** Begin Data block **

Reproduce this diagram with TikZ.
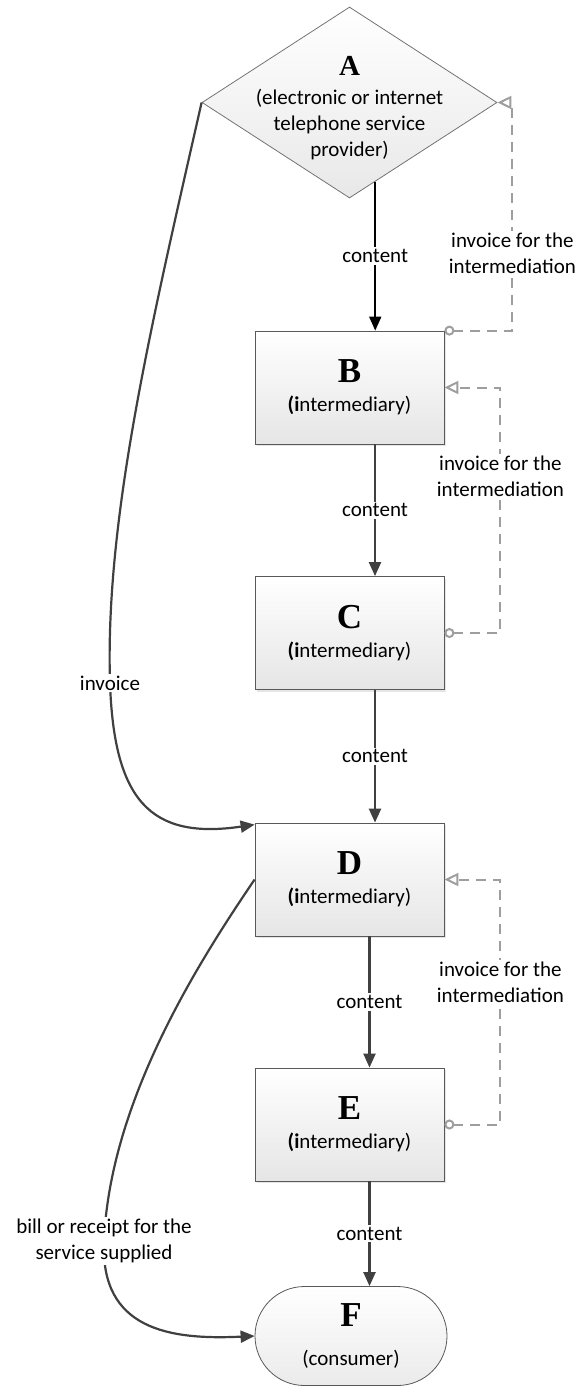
\documentclass[tikz,border=0pt]{standalone}
\usepackage{fontspec}
\setmainfont{Carlito}
\newfontfamily\letterfont{Liberation Serif}
\usetikzlibrary{shapes.geometric,shapes.misc,arrows.meta,shadows}

\newcommand{\partyletter}[2][17.5]{{\letterfont\bfseries\fontsize{#1}{#1}\selectfont #2}}

\tikzset{
	box/.style = {draw = black!65, top color = white, bottom color = black!10,
		minimum width = 94.5pt, minimum height = 56.5pt, inner sep = 0pt,
		align = center, font = \fontsize{10.5}{14.5}\selectfont,
		drop shadow = {shadow xshift = 1.2pt, shadow yshift = -1.2pt, fill = black!10, opacity = 1}},
	decision/.style = {diamond, draw = black!55, top color = white, bottom color = black!9,
		minimum width = 147.5pt, minimum height = 95.5pt, inner sep = 0pt},
	terminal/.style = {rounded rectangle, draw = black!65, top color = white, bottom color = black!8,
		minimum width = 96pt, minimum height = 49.5pt, inner sep = 0pt,
		align = center, font = \fontsize{10.5}{14.5}\selectfont},
	flow/.style = {line width = 1.1pt, draw = black!75, -{Triangle[length = 7pt, width = 6pt]}},
	feedback/.style = {line width = 1pt, draw = black!38, dash pattern = on 5pt off 3.5pt,
		{Circle[open, length = 5pt]}-{Triangle[open, length = 7pt, width = 6.5pt]}},
	lbl/.style = {fill = white, inner sep = 1pt, align = center, font = \fontsize{10.5}{13}\selectfont}
}

\begin{document}
\begin{tikzpicture}[x = 0.5pt, y = -0.5pt]
	\useasboundingbox (0, 0) rectangle (576, 1387);
	% the parties
	\node[decision] (A) at (349.5, 102.5) {};
	\node[align = center, font = \fontsize{10.5}{13}\selectfont] (Atext) at (349.5, 108)
		{\partyletter[14.5]{A}\\[1.5pt](electronic or internet\\telephone service\\provider)};
	\node[box] (B) at (349.5, 387.5) {\partyletter{B}\\\textbf{(i}ntermediary)};
	\node[box] (C) at (349.5, 633)   {\partyletter{C}\\\textbf{(i}ntermediary)};
	\node[box] (D) at (349.5, 879.5) {\partyletter{D}\\\textbf{(i}ntermediary)};
	\node[box] (E) at (349.5, 1124.5) {\partyletter{E}\\\textbf{(i}ntermediary)};
	\node[terminal] (F) at (351, 1336) {\partyletter{F}\\[5pt](consumer)};
	% the content passed down the chain
	\draw[flow, draw = black, line width = 0.9pt] (A.-72) -- node[lbl] {content} (A.-72 |- B.north);
	\draw[flow] ([xshift = 12.75pt]B.south) -- node[lbl] {content} ([xshift = 12.75pt]C.north);
	\draw[flow] ([xshift = 12.75pt]C.south) -- node[lbl] {content} ([xshift = 12.75pt]D.north);
	\draw[flow] ([xshift = 10pt]D.south) -- node[lbl] {content} ([xshift = 10pt]E.north);
	\draw[flow] ([xshift = 10pt]E.south) -- node[lbl] {content} ([xshift = 10pt]E.south |- F.north);
	% invoices for the intermediation
	\draw[feedback] (B.north east) -| node[lbl, pos = 0.67] {invoice for the\\intermediation}
		([xshift = 7.5pt]A.east) -- (A.east);
	\draw[feedback] (C.east) -- ++(56, 0) |- node[lbl, pos = 0.32] {invoice for the\\intermediation} (B.east);
	\draw[feedback] (E.east) -- ++(56, 0) |- node[lbl, pos = 0.29] {invoice for the\\intermediation} (D.east);
	% invoice and bill
	\draw[flow] (A.west) .. controls (150, 330) and (105, 520) .. (110, 683) node[lbl] {invoice}
		.. controls (114, 800) and (150, 840) .. ([yshift = -1pt]D.north west);
	\draw[flow] (D.west) .. controls (200, 960) and (110, 1100) .. (104, 1241)
		node[lbl] {bill or receipt for the\\service supplied}
		.. controls (100, 1330) and (170, 1340) .. (F.west);
\end{tikzpicture}
\end{document}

** End Data block **

Leave the pictures out, and print every line of the listing exactly as written.

Problem solution:
Reproduce this diagram with TikZ.
\documentclass[tikz,border=0pt]{standalone}
\usepackage{fontspec}
\setmainfont{Carlito}
\newfontfamily\letterfont{Liberation Serif}
\usetikzlibrary{shapes.geometric,shapes.misc,arrows.meta,shadows}

\newcommand{\partyletter}[2][17.5]{{\letterfont\bfseries\fontsize{#1}{#1}\selectfont #2}}

\tikzset{
	box/.style = {draw = black!65, top color = white, bottom color = black!10,
		minimum width = 94.5pt, minimum height = 56.5pt, inner sep = 0pt,
		align = center, font = \fontsize{10.5}{14.5}\selectfont,
		drop shadow = {shadow xshift = 1.2pt, shadow yshift = -1.2pt, fill = black!10, opacity = 1}},
	decision/.style = {diamond, draw = black!55, top color = white, bottom color = black!9,
		minimum width = 147.5pt, minimum height = 95.5pt, inner sep = 0pt},
	terminal/.style = {rounded rectangle, draw = black!65, top color = white, bottom color = black!8,
		minimum width = 96pt, minimum height = 49.5pt, inner sep = 0pt,
		align = center, font = \fontsize{10.5}{14.5}\selectfont},
	flow/.style = {line width = 1.1pt, draw = black!75, -{Triangle[length = 7pt, width = 6pt]}},
	feedback/.style = {line width = 1pt, draw = black!38, dash pattern = on 5pt off 3.5pt,
		{Circle[open, length = 5pt]}-{Triangle[open, length = 7pt, width = 6.5pt]}},
	lbl/.style = {fill = white, inner sep = 1pt, align = center, font = \fontsize{10.5}{13}\selectfont}
}

\begin{document}
\begin{tikzpicture}[x = 0.5pt, y = -0.5pt]
	\useasboundingbox (0, 0) rectangle (576, 1387);
	% the parties
	\node[decision] (A) at (349.5, 102.5) {};
	\node[align = center, font = \fontsize{10.5}{13}\selectfont] (Atext) at (349.5, 108)
		{\partyletter[14.5]{A}\\[1.5pt](electronic or internet\\telephone service\\provider)};
	\node[box] (B) at (349.5, 387.5) {\partyletter{B}\\\textbf{(i}ntermediary)};
	\node[box] (C) at (349.5, 633)   {\partyletter{C}\\\textbf{(i}ntermediary)};
	\node[box] (D) at (349.5, 879.5) {\partyletter{D}\\\textbf{(i}ntermediary)};
	\node[box] (E) at (349.5, 1124.5) {\partyletter{E}\\\textbf{(i}ntermediary)};
	\node[terminal] (F) at (351, 1336) {\partyletter{F}\\[5pt](consumer)};
	% the content passed down the chain
	\draw[flow, draw = black, line width = 0.9pt] (A.-72) -- node[lbl] {content} (A.-72 |- B.north);
	\draw[flow] ([xshift = 12.75pt]B.south) -- node[lbl] {content} ([xshift = 12.75pt]C.north);
	\draw[flow] ([xshift = 12.75pt]C.south) -- node[lbl] {content} ([xshift = 12.75pt]D.north);
	\draw[flow] ([xshift = 10pt]D.south) -- node[lbl] {content} ([xshift = 10pt]E.north);
	\draw[flow] ([xshift = 10pt]E.south) -- node[lbl] {content} ([xshift = 10pt]E.south |- F.north);
	% invoices for the intermediation
	\draw[feedback] (B.north east) -| node[lbl, pos = 0.67] {invoice for the\\intermediation}
		([xshift = 7.5pt]A.east) -- (A.east);
	\draw[feedback] (C.east) -- ++(56, 0) |- node[lbl, pos = 0.32] {invoice for the\\intermediation} (B.east);
	\draw[feedback] (E.east) -- ++(56, 0) |- node[lbl, pos = 0.29] {invoice for the\\intermediation} (D.east);
	% invoice and bill
	\draw[flow] (A.west) .. controls (150, 330) and (105, 520) .. (110, 683) node[lbl] {invoice}
		.. controls (114, 800) and (150, 840) .. ([yshift = -1pt]D.north west);
	\draw[flow] (D.west) .. controls (200, 960) and (110, 1100) .. (104, 1241)
		node[lbl] {bill or receipt for the\\service supplied}
		.. controls (100, 1330) and (170, 1340) .. (F.west);
\end{tikzpicture}
\end{document}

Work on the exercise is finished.